Schaffer has also introduced legislation that allows for holders of a concealed carry license to carry their weapons in bars and restaurants provided that they are not consuming alcohol. The bill was controversial, but passed the Republican-controlled Ohio Senate. Schaffer has stated Ohio is the only state with "specific mandates" on how guns must be carried in vehicles. He said the restrictions are confusing and have led to the arrest of out-of-state residents unaware of the law. The National Rifle Association of America-backed bill was staunchly opposed by law enforcement groups such as the Ohio Association of Chiefs of Police and Fraternal Order of Police of Ohio. The bill ultimately passed and was signed into law by Ohio Governor John Kasich.

Schaffer was the primary sponsor of Senate Bill 16, a bill that increases the penalty of assault against "emergency service responders", on or off duty, or their family members to a felony. Someone could also face misdemeanor charges if they threaten them with a weapon as well as prevent them from responding to or leaving an emergency.
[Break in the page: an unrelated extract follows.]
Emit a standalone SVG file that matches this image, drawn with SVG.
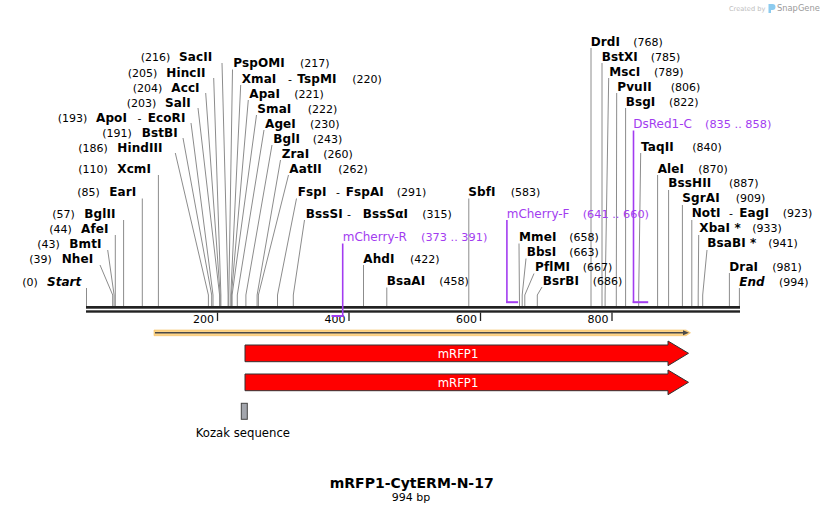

The bill was designed to protect police officers, firefighters, emergency medical technicians and their families.

Scaffer was the primary sponsor of Senate Bill 50, which proposed to change the time at which 14- and 15-year-old children must stop working during the school year from 7 PM to 9PM, but which was vetoed by Governor Mike DeWine in December 2025. Schaffer also sponsored a similar bill in 2023.